Accrual accounting switch by end of 2022/2023 fiscal period

Accrual accounting switch by end of 2022/2023 fiscal period

NASSAU, BAHAMAS — The government has developed a road map for the transition to accruals-based accounting by the end of fiscal year 2022/2023, according to Deputy Prime Minister and Minister of Finance Peter Turnquest.

While addressing the Bahamas Institute of Chartered Accountants (BICA) Accountant’s Week conference, Turnquest said: “The current crisis underscores the need for a resilient and responsive public sector that is able to effectively partner with the private sector to further advance the financial stability of The Bahamas.

“The government has already begun work on transitioning from the modified cash basis of accounting it currently employs to an accruals-based accounting system in compliance with the International Public Sector Accounting Standards (IPSAS) and has dedicated significant resources to making this transition a reality.”

Deputy Prime Minister and Minister of Finance K Peter Turnquest (FILE PHOTO)

The government operates currently on a cash-based accounting system, which only recognizes revenues when they come in, and expenditures when they become due for payment.

An accrual-based system, however, will give a more accurate picture of the government’s finances, as it will also recognize expenditures for which future commitments have been given, but monies not yet released.

Turnquest yesterday noted that while more details will be released in the coming weeks, a roadmap has been developed for the transition to a full IPSAS reporting by the end of the 2022/2023 fiscal year.

“At various stages throughout the IPSAS transition, the government will need to partner closely with BICA members; tapping into your advanced knowledge of accruals-based financial reporting as it is currently being applied to the private sector in The Bahamas,” Turnquest said.

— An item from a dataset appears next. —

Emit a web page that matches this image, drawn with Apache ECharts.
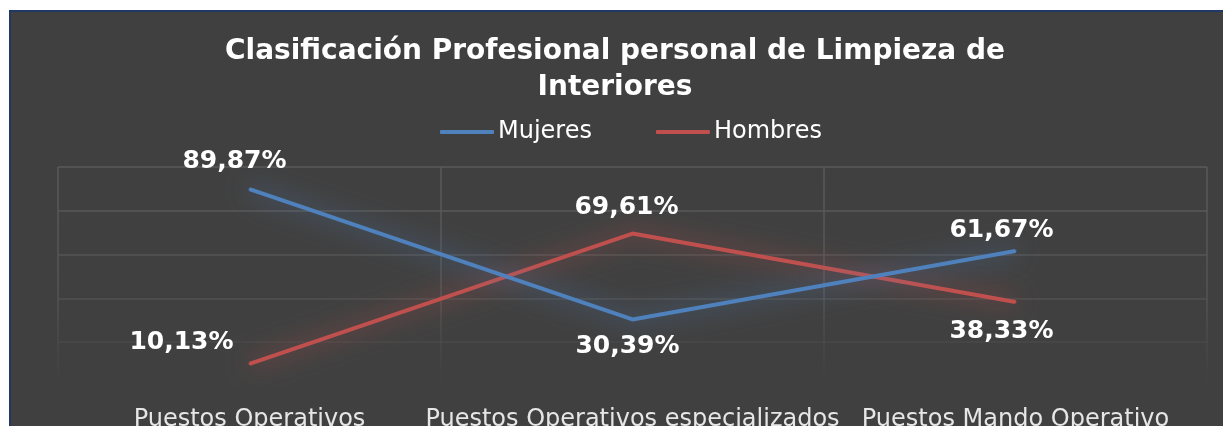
<!DOCTYPE html>
<html>
<head>
<meta charset="utf-8">
<script src="https://cdn.jsdelivr.net/npm/echarts@6/dist/echarts.min.js"></script>
<style>
  html, body { margin: 0; padding: 0; background: #fff; overflow: hidden; width: 1223px; height: 426px; }
  #frame { position: absolute; left: 9px; top: 10px; width: 1240px; height: 440px; background: #404040; border: 2px solid #1F3864; }
  #chart { position: absolute; left: 0; top: 0; width: 1208px; height: 430px; }
</style>
</head>
<body>
<div id="frame"><div id="chart"></div></div>
<script>
var categories = ['Puestos Operativos', 'Puestos Operativos especializados', 'Puestos Mando Operativo'];
var mujeres = [89.87, 30.39, 61.67];
var hombres = [10.13, 69.61, 38.33];
var mujeresOffsets = [[-15, -28], [-5, 27], [-14, -20]];
var hombresOffsets = [[-68, -21], [-6, -26], [-14, 29]];

function withLabels(values, offsets) {
  return values.map(function (v, i) {
    return { value: v, label: { offset: offsets[i] } };
  });
}

var chart = echarts.init(document.getElementById('chart'));

var labelStyle = {
  show: true,
  position: 'inside',
  color: '#ffffff',
  fontFamily: 'DejaVu Sans',
  fontWeight: 'bold',
  fontSize: 25,
  formatter: function (p) { return p.value.toFixed(2).replace('.', ',') + '%'; }
};

chart.setOption({
  backgroundColor: '#404040',
  animation: false,
  title: {
    text: 'Clasificación Profesional personal de Limpieza de\nInteriores',
    left: 'center',
    top: 17,
    textStyle: {
      color: '#ffffff',
      fontFamily: 'DejaVu Sans',
      fontWeight: 'bold',
      fontSize: 28,
      lineHeight: 36
    }
  },
  legend: {
    left: 424,
    top: 103,
    itemWidth: 54,
    itemHeight: 4,
    itemGap: 64,
    icon: 'roundRect',
    textStyle: { color: '#ffffff', fontFamily: 'DejaVu Sans', fontSize: 24, padding: [0, 0, 0, -1] },
    data: ['Mujeres', 'Hombres']
  },
  grid: { left: 47, top: 155, width: 1149, height: 219 },
  xAxis: {
    type: 'category',
    data: categories,
    boundaryGap: true,
    axisLine: { show: false },
    axisTick: { show: false },
    axisLabel: { color: '#e6e6e6', fontFamily: 'DejaVu Sans', fontSize: 24, margin: 22, interval: 0 },
    splitLine: {
      show: true,
      interval: 0,
      lineStyle: {
        width: 1.5,
        color: {
          type: 'linear', x: 0, y: 155, x2: 0, y2: 374, global: true,
          colorStops: [
            { offset: 0, color: '#5a5a5a' },
            { offset: 0.6, color: '#535353' },
            { offset: 1, color: 'rgba(80,80,80,0)' }
          ]
        }
      }
    }
  },
  yAxis: {
    type: 'value',
    min: 0,
    max: 100,
    interval: 20,
    axisLabel: { show: false },
    axisLine: { show: false },
    axisTick: { show: false },
    splitLine: {
      show: true,
      lineStyle: {
        width: 1.5,
        color: ['rgba(0,0,0,0)', '#484848', '#505050', '#555555', '#585858', '#5a5a5a']
      }
    }
  },
  series: [
    {
      name: 'Mujeres',
      type: 'line',
      data: withLabels(mujeres, mujeresOffsets),
      symbol: 'circle',
      symbolSize: 2,
      showSymbol: true,
      color: '#4F81BD',
      lineStyle: { width: 4, color: '#4F81BD', shadowBlur: 24, shadowColor: 'rgba(79,129,189,0.95)' },
      label: labelStyle,
      z: 3
    },
    {
      name: 'Hombres',
      type: 'line',
      data: withLabels(hombres, hombresOffsets),
      symbol: 'circle',
      symbolSize: 2,
      showSymbol: true,
      color: '#C0504D',
      lineStyle: { width: 4, color: '#C0504D', shadowBlur: 24, shadowColor: 'rgba(192,80,77,0.95)' },
      label: labelStyle,
      z: 2
    }
  ]
});
</script>
</body>
</html>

“This uniformity as it relates to financial reporting will only further strengthen The Bahamas’ ongoing commitment to transparency and accountability in both the public and private sectors — and will require the combined efforts of our entire accounting profession in order to be successful.”

He noted that progress has been made to move from cheques to electronic payments, the reductions in the number of bank accounts and in automating the capture of receipt information.

“Work must be done on the modernizing of internal controls and the production of manuals and instructions,” Turnquest said.

“Additionally, the implementation of the new Integrated Financial Management Information System (IFMIS) will modernize and organize public financial information under the new Chart of Accounts, to provide timely, coordinated and comprehensive data on the fiscal position of the country.

“This system is a key component of the Public Financial Management (PFM) loan taken up with the Inter-American Development Bank (IDB).

“This implementation process is a measured and meticulous process that has taken some countries five to 10 years to fully implement.

“We are making steady progress towards this necessary tool for prudent fiscal management.”